Friday, April 30, 2010

Spiced Up Pork Loin

I have tried to become a more savvy shopper when it comes to my weekly grocery store adventure. I used to check out recipes, find something that sounded good and make my shopping list based on my taste buds.
There's nothing wrong with that approach per say... but the Mr. and I love to watch our budget whenever and wherever we can. So I have become a huge fan of the store circular! You know, that fabulous ad that arrives in the mailbox mid-week? It showcases all the latest deals and specials happening at a store near you. Now, I check out what's on sale, then search my saved recipes to find a good match!
The Mr. bought me Cooking Light's Best recipes for 2010 and I have had several recipes marked for the past month. Spice Rubbed Pork Tenderloin sounded fab once I discovered pork loin was the special of the week at Kroger.
This recipe is packed full of flavor, but the cumin definitely dominates, so if you are not big on that spice this may not be the dish for you. Of course, you can always sub in another flavor.
I omitted the sugar (per the Mr.'s request) and instead added a little extra cinnamon. We also quadrupled the recipe and had to cook our loin considerably longer (about 70 minutes total) since I bought an almost 4 pounder. Whoops! More for leftovers...

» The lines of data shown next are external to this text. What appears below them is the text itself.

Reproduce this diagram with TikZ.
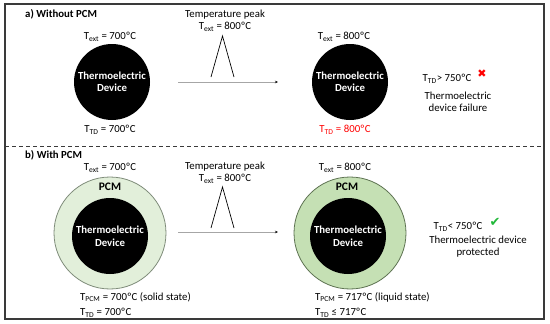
\documentclass[tikz,border=0pt]{standalone}
\usepackage{fontspec}
\setmainfont{Carlito}
\newfontfamily\symfont{DejaVu Sans}
\usetikzlibrary{arrows.meta}
\definecolor{frame}{HTML}{3A3A3A}
\definecolor{pcmlight}{HTML}{E2EFDA}
\definecolor{pcmlightb}{HTML}{7F8C7A}
\definecolor{pcmdark}{HTML}{C5E0B4}
\definecolor{pcmdarkb}{HTML}{5E7352}
\definecolor{okgreen}{HTML}{22B83A}
\newcommand{\Tsub}[1]{T\textsubscript{#1}}
\tikzset{
  txt/.style={font=\fontsize{10.8}{12}\selectfont, inner sep=0pt, align=center},
  head/.style={font=\bfseries\fontsize{10.8}{12}\selectfont, inner sep=0pt, anchor=west},
  device/.style={circle, fill=black, minimum size=76pt, inner sep=0pt, text=white,
     font=\bfseries\fontsize{10.8}{12.5}\selectfont, align=center},
  pcmring/.style={circle, minimum size=112pt, inner sep=0pt, line width=0.8pt},
  peakline/.style={draw=black, line width=0.7pt},
  timearrow/.style={draw=gray!70, line width=0.6pt, -{Stealth[length=3pt,width=2.5pt,black]}}
}
\begin{document}
\begin{tikzpicture}[x=1pt,y=-1pt]
\useasboundingbox (0,0) rectangle (550,324);
% frame and separator
\draw[frame, line width=1.4pt] (5,4) rectangle (544,319);
\draw[frame, line width=0.9pt, dash pattern=on 4pt off 3pt] (5,146) -- (544,146);

% ---------- a) Without PCM ----------
\node[head] (ha) at (25,14) {a) Without PCM};
\node[device] (d1) at (112,82) {Thermoelectric\\Device};
\node[txt] (d1ext) at (110,37) {\Tsub{ext} = 700ºC};
\node[txt] (d1td) at (110,130) {\Tsub{TD} = 700ºC};

\node[txt] (pk1) at (225,21) {Temperature peak\\\Tsub{ext} = 800ºC};
\coordinate (p1a) at (211,77);
\coordinate (p1b) at (222.5,36);
\coordinate (p1c) at (234,77);
\draw[peakline] (p1a) -- (p1b) -- (p1c);
\coordinate (a1s) at (178,82);
\coordinate (a1e) at (278,82);
\draw[timearrow] (a1s) -- (a1e);

\node[device] (d2) at (350,82) {Thermoelectric\\Device};
\node[txt] (d2ext) at (344,37) {\Tsub{ext} = 800ºC};
\node[txt, text=red] (d2td) at (345,130) {\Tsub{TD} = 800ºC};

\node[txt] (res1) at (447,79) {\Tsub{TD}> 750ºC};
\node[inner sep=0pt, text=red, font=\symfont\fontsize{11}{12}\selectfont] (x1) at (482,74) {✖};
\node[txt] (res1b) at (458,102) {Thermoelectric\\device failure};

% ---------- b) With PCM ----------
\node[head] (hb) at (25,155) {b) With PCM};
\node[pcmring, fill=pcmlight, draw=pcmlightb] (r3) at (110,233) {};
\node[device] (d3) at (110,236) {Thermoelectric\\Device};
\node[txt, font=\bfseries\fontsize{11.5}{12}\selectfont] (pcm3) at (110,187) {PCM};
\node[txt] (d3ext) at (110,168) {\Tsub{ext} = 700ºC};
\node[txt, anchor=west] (d3pcm) at (80,297) {\Tsub{PCM} = 700ºC (solid state)};
\node[txt, anchor=west] (d3td) at (80,313) {\Tsub{TD} = 700ºC};

\node[txt] (pk2) at (225,173) {Temperature peak\\\Tsub{ext} = 800ºC};
\coordinate (p2a) at (211,228);
\coordinate (p2b) at (222.5,187);
\coordinate (p2c) at (234,228);
\draw[peakline] (p2a) -- (p2b) -- (p2c);
\coordinate (a2s) at (178,232);
\coordinate (a2e) at (278,232);
\draw[timearrow] (a2s) -- (a2e);

\node[pcmring, fill=pcmdark, draw=pcmdarkb] (r4) at (350,233) {};
\node[device] (d4) at (348,236) {Thermoelectric\\Device};
\node[txt, font=\bfseries\fontsize{11.5}{12}\selectfont] (pcm4) at (347,187) {PCM};
\node[txt] (d4ext) at (345,168) {\Tsub{ext} = 800ºC};
\node[txt, anchor=west] (d4pcm) at (315,297) {\Tsub{PCM} = 717ºC (liquid state)};
\node[txt, anchor=west] (d4td) at (315,313) {\Tsub{TD} ≤ 717ºC};

\node[txt] (res2) at (458,227) {\Tsub{TD}< 750ºC};
\node[inner sep=0pt, text=okgreen, font=\symfont\fontsize{13}{14}\selectfont] (c2) at (495,222) {✔};
\node[txt] (res2b) at (478,246.5) {Thermoelectric device\\protected};
\end{tikzpicture}
\end{document}
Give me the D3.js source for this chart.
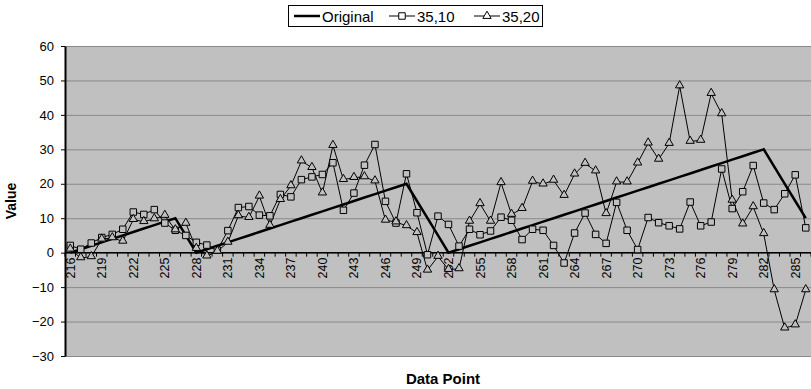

Spice Rubbed Pork Loin (adapted from Cooking Light best of 2010):
- 1 tsp. sugar (I omited)
- 1 tsp. garlic powder
- 3/4 tsp. salt
- 1/2 tsp. allspice
- 1/2 tsp. ground cumin
- 1/4 tsp. dried thyme
- 1/4 tsp. ground nutmeg
- 1/4 tsp. cinnamon
- 1/8 tsp. ground red pepper
- 1 (1 lb.) pork tenderloin, trimmed (I used a 3.6 lb. pork loin)
- 2 tsp. EVOO

-Preheat oven to 350 degrees.
-Combine first 9 ingredients.Rub mixture over both sides of pork and let stand 20 minutes.
- Heat EVOO in large skillet over medium-high heat and brown pork, about 4 minutes on each side.
-Bake at 350 degrees for 15 minutes, turning pork over after 7 minutes, until thermometer reads 155 degrees.
-Let stand for 10 minutes before slicing.